» **WHAT TO PRODUCE**
Retype the lines beneath this one, from the first through the line containing "pattern, two panels". Pictures are left out.

------

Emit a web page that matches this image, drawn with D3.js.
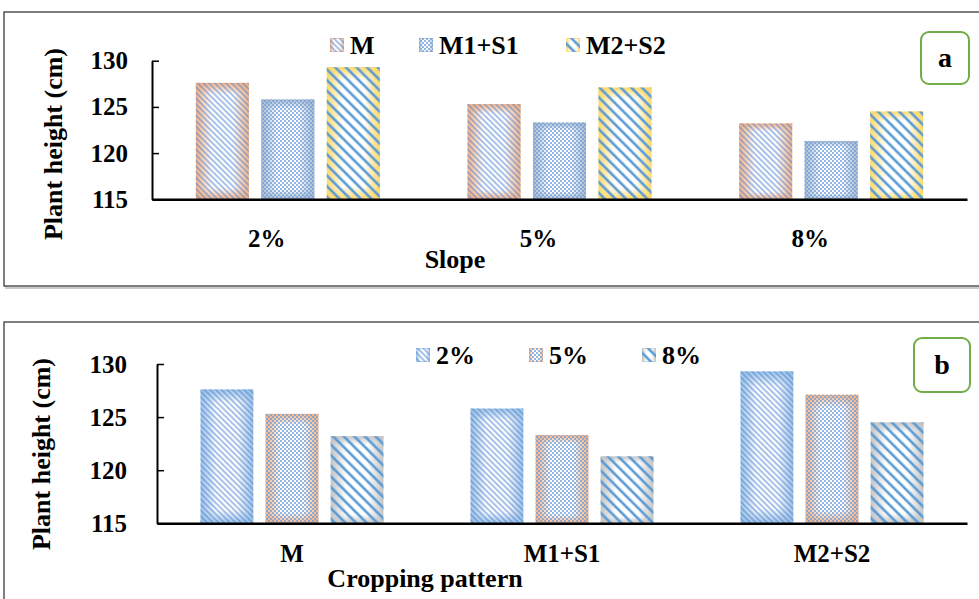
<!DOCTYPE html>
<html>
<head>
<meta charset="utf-8">
<script src="https://cdn.jsdelivr.net/npm/d3@7"></script>
<style>
  body { margin: 0; background: #fff; }
  svg { display: block; }
</style>
</head>
<body>
<div id="chart"></div>
<script>
// Plant height by slope and cropping pattern, two panels

// ---------- Data ----------
const slopes = ["2%", "5%", "8%"];
const croppingPatterns = ["M", "M1+S1", "M2+S2"];

// plant height (cm) for each cropping pattern, in slope order
const heightM = [127.6, 125.3, 123.2];
const heightM1S1 = [125.8, 123.3, 121.3];
const heightM2S2 = [129.3, 127.1, 124.5];

const yTicks = [115, 120, 125, 130];

// ---------- Setup ----------
const width = 979;
const height = 599;
const serif = '"Liberation Serif", "Times New Roman", serif';

const svg = d3.select("#chart")
    .append("svg")
    .attr("width", width)
    .attr("height", height);

const defs = svg.append("defs");

// style helper so every label gets the same bold serif
function styleText(sel, size) {
    return sel.style("font-family", serif)
        .style("font-weight", "bold")
        .style("font-size", size + "px")
        .attr("fill", "#000");
}

// edge-to-centre fade, a bit like Excel's path gradient
function edgeGradients(name, color) {
    const h = defs.append("linearGradient").attr("id", "h-" + name)
        .attr("x1", 0).attr("x2", 1).attr("y1", 0).attr("y2", 0);
    h.append("stop").attr("offset", 0).attr("stop-color", color).attr("stop-opacity", 1);
    h.append("stop").attr("offset", 0.3).attr("stop-color", color).attr("stop-opacity", 0);
    h.append("stop").attr("offset", 0.7).attr("stop-color", color).attr("stop-opacity", 0);
    h.append("stop").attr("offset", 1).attr("stop-color", color).attr("stop-opacity", 1);

    const v = defs.append("linearGradient").attr("id", "v-" + name)
        .attr("x1", 0).attr("x2", 0).attr("y1", 0).attr("y2", 1);
    v.append("stop").attr("offset", 0).attr("stop-color", color).attr("stop-opacity", 1);
    v.append("stop").attr("offset", 0.1).attr("stop-color", color).attr("stop-opacity", 0);
    v.append("stop").attr("offset", 0.9).attr("stop-color", color).attr("stop-opacity", 0);
    v.append("stop").attr("offset", 1).attr("stop-color", color).attr("stop-opacity", 1);
}

edgeGradients("orange", "#f4b183");
edgeGradients("bluegray", "#a9b9cf");
edgeGradients("gold", "#ffd966");
edgeGradients("lightblue", "#9dc3e6");
edgeGradients("gray", "#c4c4c4");

// fine diagonal stripes
const fine = defs.append("pattern").attr("id", "fine")
    .attr("patternUnits", "userSpaceOnUse")
    .attr("width", 4).attr("height", 4)
    .attr("patternTransform", "rotate(-45)");
fine.append("line").attr("x1", 1).attr("x2", 1).attr("y1", 0).attr("y2", 4)
    .attr("stroke", "#4a80cf").attr("stroke-width", 1.2).attr("stroke-opacity", 0.8);

// wide diagonal stripes
const wide = defs.append("pattern").attr("id", "wide")
    .attr("patternUnits", "userSpaceOnUse")
    .attr("width", 7.5).attr("height", 7.5)
    .attr("patternTransform", "rotate(-45)");
wide.append("line").attr("x1", 2).attr("x2", 2).attr("y1", 0).attr("y2", 7.5)
    .attr("stroke", "#5b9bd5").attr("stroke-width", 2.6);

// small checks
const check = defs.append("pattern").attr("id", "check")
    .attr("patternUnits", "userSpaceOnUse")
    .attr("width", 4).attr("height", 4);
check.append("rect").attr("width", 2).attr("height", 2).attr("fill", "#6f9fd8").attr("opacity", 0.75);
check.append("rect").attr("x", 2).attr("y", 2).attr("width", 2).attr("height", 2).attr("fill", "#6f9fd8").attr("opacity", 0.75);

// draws one patterned rectangle (bar or legend swatch)
function patternedRect(g, x, y, w, h, style) {
    const fills = ["#fff", `url(#h-${style.edge})`, `url(#v-${style.edge})`, `url(#${style.stripe})`];
    fills.forEach(f => {
        g.append("rect").attr("x", x).attr("y", y).attr("width", w).attr("height", h).attr("fill", f);
    });
}

// ---------- One panel ----------
function drawPanel(cfg) {
    const g = svg.append("g");

    // frame with a slight shadow
    g.append("rect").attr("x", cfg.frame.x + 2).attr("y", cfg.frame.y + 2)
        .attr("width", cfg.frame.w).attr("height", cfg.frame.h)
        .attr("fill", "none").attr("stroke", "#c8c8c8").attr("stroke-width", 2);
    g.append("rect").attr("x", cfg.frame.x).attr("y", cfg.frame.y)
        .attr("width", cfg.frame.w).attr("height", cfg.frame.h)
        .attr("fill", "#fff").attr("stroke", "#3a3a3a").attr("stroke-width", 1.3);

    const x0 = d3.scaleBand()
        .domain(cfg.groups)
        .range([cfg.left, cfg.right]);

    const x1 = d3.scaleBand()
        .domain(cfg.series.map(s => s.name))
        .range([0, x0.bandwidth()])
        .paddingInner(0.19)
        .paddingOuter(0.67);

    const y = d3.scaleLinear()
        .domain([115, 130])
        .range([cfg.bottom, cfg.top]);

    // bars
    const barGroup = g.append("g");
    cfg.series.forEach(s => {
        s.values.forEach((v, i) => {
            const bx = x0(cfg.groups[i]) + x1(s.name);
            patternedRect(barGroup, bx, y(v), x1.bandwidth(), y(115) - y(v), s.style);
        });
    });

    // y axis, ticks pointing inward
    const yAxis = d3.axisLeft(y)
        .tickValues(yTicks)
        .tickSizeInner(-7)
        .tickSizeOuter(0)
        .tickPadding(cfg.yPad);

    const yAxisGroup = g.append("g")
        .attr("transform", `translate(${cfg.left}, 0)`)
        .call(yAxis);
    yAxisGroup.select(".domain").attr("stroke", "#000").attr("stroke-width", 2);
    yAxisGroup.selectAll(".tick line").attr("stroke", "#000").attr("stroke-width", 1.5);
    styleText(yAxisGroup.selectAll("text"), 25);

    // x axis (baseline + category labels)
    const xAxis = d3.axisBottom(x0)
        .tickSize(0)
        .tickPadding(cfg.xPad);

    const xAxisGroup = g.append("g")
        .attr("transform", `translate(0, ${cfg.bottom})`)
        .call(xAxis);
    xAxisGroup.select(".domain").attr("stroke", "#000").attr("stroke-width", 2.5);
    styleText(xAxisGroup.selectAll("text"), 25)
        .attr("dx", cfg.xLabelShift);

    // axis titles
    styleText(g.append("text"), 26)
        .attr("x", cfg.xTitle.x).attr("y", cfg.xTitle.y)
        .attr("text-anchor", "middle")
        .text(cfg.xTitle.text);

    styleText(g.append("text"), 26)
        .attr("transform", `translate(${cfg.yTitle.x}, ${cfg.yTitle.y}) rotate(-90)`)
        .attr("text-anchor", "middle")
        .text("Plant height (cm)");

    // legend
    cfg.series.forEach((s, i) => {
        const lx = cfg.legend.xs[i];
        patternedRect(g, lx, cfg.legend.y - 7, 14, 14, s.style);
        styleText(g.append("text"), 26)
            .attr("x", lx + 20).attr("y", cfg.legend.y + 9)
            .text(s.name);
    });

    // panel letter box
    g.append("rect")
        .attr("x", cfg.tag.x).attr("y", cfg.tag.y)
        .attr("width", cfg.tag.w).attr("height", cfg.tag.h)
        .attr("rx", 8)
        .attr("fill", "#fff").attr("stroke", "#70ad47").attr("stroke-width", 2);
    styleText(g.append("text"), 28)
        .attr("x", cfg.tag.x + cfg.tag.w / 2).attr("y", cfg.tag.y + cfg.tag.h / 2 + 9)
        .attr("text-anchor", "middle")
        .text(cfg.tag.text);
}

// ---------- Panel a: grouped by slope ----------
drawPanel({
    frame: { x: 4, y: 12, w: 1000, h: 274 },
    groups: slopes,
    series: [
        { name: croppingPatterns[0], values: heightM, style: { edge: "orange", stripe: "fine" } },
        { name: croppingPatterns[1], values: heightM1S1, style: { edge: "bluegray", stripe: "check" } },
        { name: croppingPatterns[2], values: heightM2S2, style: { edge: "gold", stripe: "wide" } }
    ],
    left: 152, right: 967, top: 60.7, bottom: 199.3,
    yPad: 24, xPad: 30, xLabelShift: -21,
    xTitle: { x: 455, y: 268, text: "Slope" },
    yTitle: { x: 62, y: 144 },
    legend: { y: 45, xs: [330, 419, 566] },
    tag: { x: 921, y: 32, w: 48, h: 52, text: "a" }
});

// ---------- Panel b: grouped by cropping pattern ----------
// reorganise the same values so each series is one slope
const slopeSeries = slopes.map((s, i) => [heightM[i], heightM1S1[i], heightM2S2[i]]);

drawPanel({
    frame: { x: 4, y: 322, w: 1000, h: 300 },
    groups: croppingPatterns,
    series: [
        { name: slopes[0], values: slopeSeries[0], style: { edge: "lightblue", stripe: "fine" } },
        { name: slopes[1], values: slopeSeries[1], style: { edge: "orange", stripe: "check" } },
        { name: slopes[2], values: slopeSeries[2], style: { edge: "gray", stripe: "wide" } }
    ],
    left: 157, right: 967, top: 364, bottom: 523.3,
    yPad: 30, xPad: 21, xLabelShift: 0,
    xTitle: { x: 425, y: 587, text: "Cropping pattern" },
    yTitle: { x: 50, y: 454 },
    legend: { y: 355, xs: [416, 529, 642] },
    tag: { x: 914, y: 338, w: 56, h: 54, text: "b" }
});
</script>
</body>
</html>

------

» **WRITTEN ANSWER**
Emit a web page that matches this image, drawn with D3.js.
<!DOCTYPE html>
<html>
<head>
<meta charset="utf-8">
<script src="https://cdn.jsdelivr.net/npm/d3@7"></script>
<style>
  body { margin: 0; background: #fff; }
  svg { display: block; }
</style>
</head>
<body>
<div id="chart"></div>
<script>
// Plant height by slope and cropping pattern, two panels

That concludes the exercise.